Leaving out all images, write out the records that follow exactly.

▶

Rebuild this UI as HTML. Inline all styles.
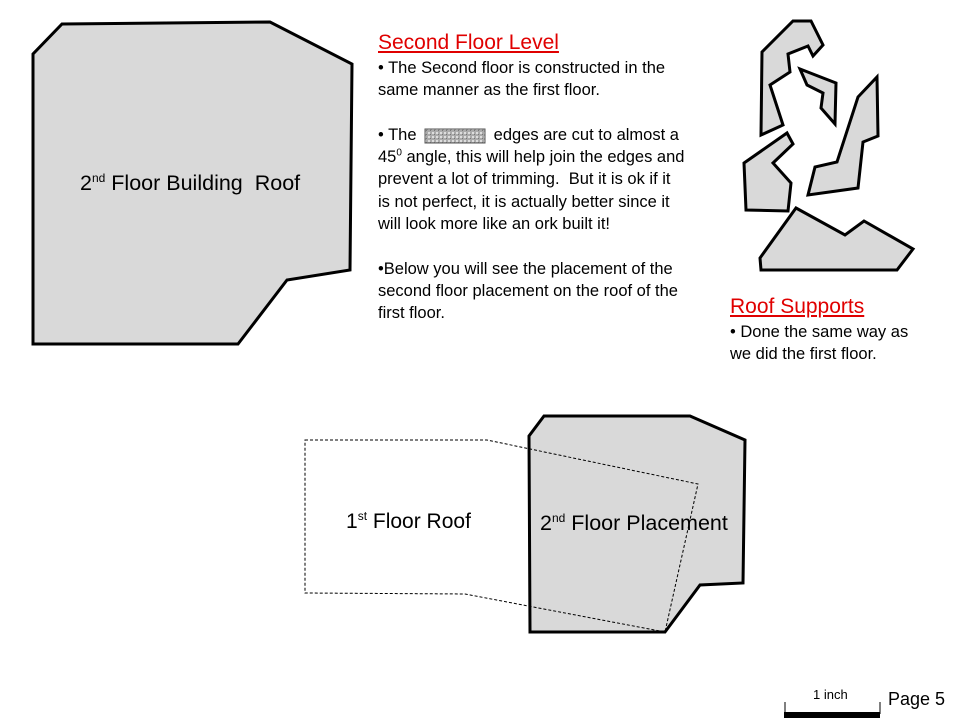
<!DOCTYPE html>
<html><head><meta charset="utf-8"><style>
body{margin:0;background:#fff;}
#c{position:relative;width:960px;height:720px;overflow:hidden;font-family:"Liberation Sans",sans-serif;}
.t{position:absolute;color:#000;white-space:nowrap;}
.h{color:#e00000;text-decoration:underline;font-size:21px;}
.p{font-size:16.5px;line-height:22.3px;}
</style></head><body><div id="c">
<svg width="960" height="720" style="position:absolute;left:0;top:0">
<defs><pattern id="sp" width="4" height="4" patternUnits="userSpaceOnUse"><rect width="4" height="4" fill="#aaa"/><rect width="2" height="2" fill="#ddd"/><rect x="2" y="2" width="1" height="1" fill="#777"/></pattern></defs>
<g fill="#d9d9d9" stroke="#000" stroke-width="3" stroke-linejoin="miter">
<polygon points="62,24 270,22 352,64 350,270 287,280 238,344 33,344 33,54"/>
<polygon points="544,416 690,416 745,440 743,583 700,585 665,632 530,632 529,436"/>
<polygon points="793,21 811,21 823,45 813,56 808,46 788,54 790,72 770,85 783,125 761,135 762,52"/>
<polygon points="800,69 836,83 835,124 821,108 823,93 807,85"/>
<polygon points="877,77 878,136 863,142 858,188 808,195 815,167 837,162 858,97"/>
<polygon points="787,133 793,144 773,163 791,183 788,211 746,210 744,163"/>
<polygon points="796,208 845,235 864,221 913,249 897,270 761,270 760,258"/>
</g>
<polygon points="305,440 487,440 698,484 665,632 465,594 305,593" fill="none" stroke="#000" stroke-width="1" stroke-dasharray="3,2"/>
<rect x="425" y="129" width="60" height="14" fill="url(#sp)" stroke="#555" stroke-width="1"/>
<rect x="784" y="712" width="96" height="6" fill="#000"/>
<line x1="785" y1="702" x2="785" y2="714" stroke="#000" stroke-width="1"/>
<line x1="880" y1="702" x2="880" y2="714" stroke="#000" stroke-width="1"/>
</svg>
<div class="t" style="left:80px;top:171px;font-size:21.5px">2<sup style="font-size:12px">nd</sup> Floor Building&nbsp; Roof</div>
<div class="t" style="left:346px;top:509px;font-size:21px">1<sup style="font-size:12px">st</sup> Floor Roof</div>
<div class="t" style="left:540px;top:511px;font-size:21.5px">2<sup style="font-size:12px">nd</sup> Floor Placement</div>
<div class="t h" style="left:378px;top:31px">Second Floor Level</div>
<div class="t p" style="left:378px;top:57px">• The Second floor is constructed in the<br>same manner as the first floor.<br><br>• The <span style="display:inline-block;width:68px"></span> edges are cut to almost a<br>45<sup style="font-size:10px;line-height:0">0</sup> angle, this will help join the edges and<br>prevent a lot of trimming.&nbsp; But it is ok if it<br>is not perfect, it is actually better since it<br>will look more like an ork built it!<br><br>•Below you will see the placement of the<br>second floor placement on the roof of the<br>first floor.</div>
<div class="t h" style="left:730px;top:295px">Roof Supports</div>
<div class="t p" style="left:730px;top:321px">• Done the same way as<br>we did the first floor.</div>
<div class="t" style="left:813px;top:687px;font-size:13px">1 inch</div>
<div class="t" style="left:888px;top:689px;font-size:18px">Page 5</div>
</div></body></html>
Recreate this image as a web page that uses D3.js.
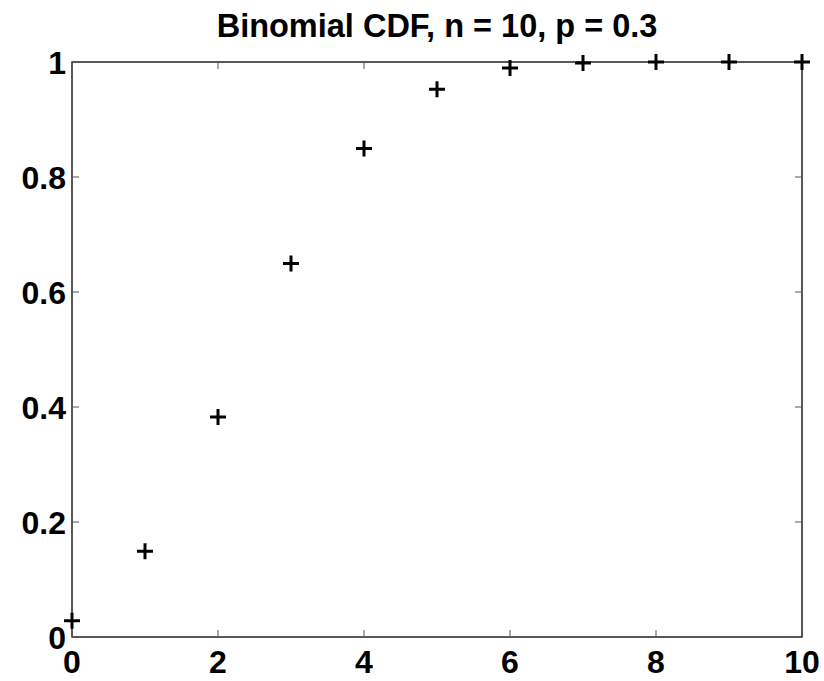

◀

# Answer for this exercise:
Rebuild this UI as HTML. Inline all styles.
<!DOCTYPE html>
<html><head><meta charset="utf-8"><style>
body{margin:0;background:#fff;}
#c{position:relative;width:960px;height:720px;overflow:hidden;font-family:"Liberation Sans",sans-serif;}
.t{position:absolute;color:#000;white-space:nowrap;}
.h{color:#e00000;text-decoration:underline;font-size:21px;}
.p{font-size:16.5px;line-height:22.3px;}
</style></head><body><div id="c">
<svg width="960" height="720" style="position:absolute;left:0;top:0">
<defs><pattern id="sp" width="4" height="4" patternUnits="userSpaceOnUse"><rect width="4" height="4" fill="#aaa"/><rect width="2" height="2" fill="#ddd"/><rect x="2" y="2" width="1" height="1" fill="#777"/></pattern></defs>
<g fill="#d9d9d9" stroke="#000" stroke-width="3" stroke-linejoin="miter">
<polygon points="62,24 270,22 352,64 350,270 287,280 238,344 33,344 33,54"/>
<polygon points="544,416 690,416 745,440 743,583 700,585 665,632 530,632 529,436"/>
<polygon points="793,21 811,21 823,45 813,56 808,46 788,54 790,72 770,85 783,125 761,135 762,52"/>
<polygon points="800,69 836,83 835,124 821,108 823,93 807,85"/>
<polygon points="877,77 878,136 863,142 858,188 808,195 815,167 837,162 858,97"/>
<polygon points="787,133 793,144 773,163 791,183 788,211 746,210 744,163"/>
<polygon points="796,208 845,235 864,221 913,249 897,270 761,270 760,258"/>
</g>
<polygon points="305,440 487,440 698,484 665,632 465,594 305,593" fill="none" stroke="#000" stroke-width="1" stroke-dasharray="3,2"/>
<rect x="425" y="129" width="60" height="14" fill="url(#sp)" stroke="#555" stroke-width="1"/>
<rect x="784" y="712" width="96" height="6" fill="#000"/>
<line x1="785" y1="702" x2="785" y2="714" stroke="#000" stroke-width="1"/>
<line x1="880" y1="702" x2="880" y2="714" stroke="#000" stroke-width="1"/>
</svg>
<div class="t" style="left:80px;top:171px;font-size:21.5px">2<sup style="font-size:12px">nd</sup> Floor Building&nbsp; Roof</div>
<div class="t" style="left:346px;top:509px;font-size:21px">1<sup style="font-size:12px">st</sup> Floor Roof</div>
<div class="t" style="left:540px;top:511px;font-size:21.5px">2<sup style="font-size:12px">nd</sup> Floor Placement</div>
<div class="t h" style="left:378px;top:31px">Second Floor Level</div>
<div class="t p" style="left:378px;top:57px">• The Second floor is constructed in the<br>same manner as the first floor.<br><br>• The <span style="display:inline-block;width:68px"></span> edges are cut to almost a<br>45<sup style="font-size:10px;line-height:0">0</sup> angle, this will help join the edges and<br>prevent a lot of trimming.&nbsp; But it is ok if it<br>is not perfect, it is actually better since it<br>will look more like an ork built it!<br><br>•Below you will see the placement of the<br>second floor placement on the roof of the<br>first floor.</div>
<div class="t h" style="left:730px;top:295px">Roof Supports</div>
<div class="t p" style="left:730px;top:321px">• Done the same way as<br>we did the first floor.</div>
<div class="t" style="left:813px;top:687px;font-size:13px">1 inch</div>
<div class="t" style="left:888px;top:689px;font-size:18px">Page 5</div>
</div></body></html>
Recreate this image as a web page that uses D3.js.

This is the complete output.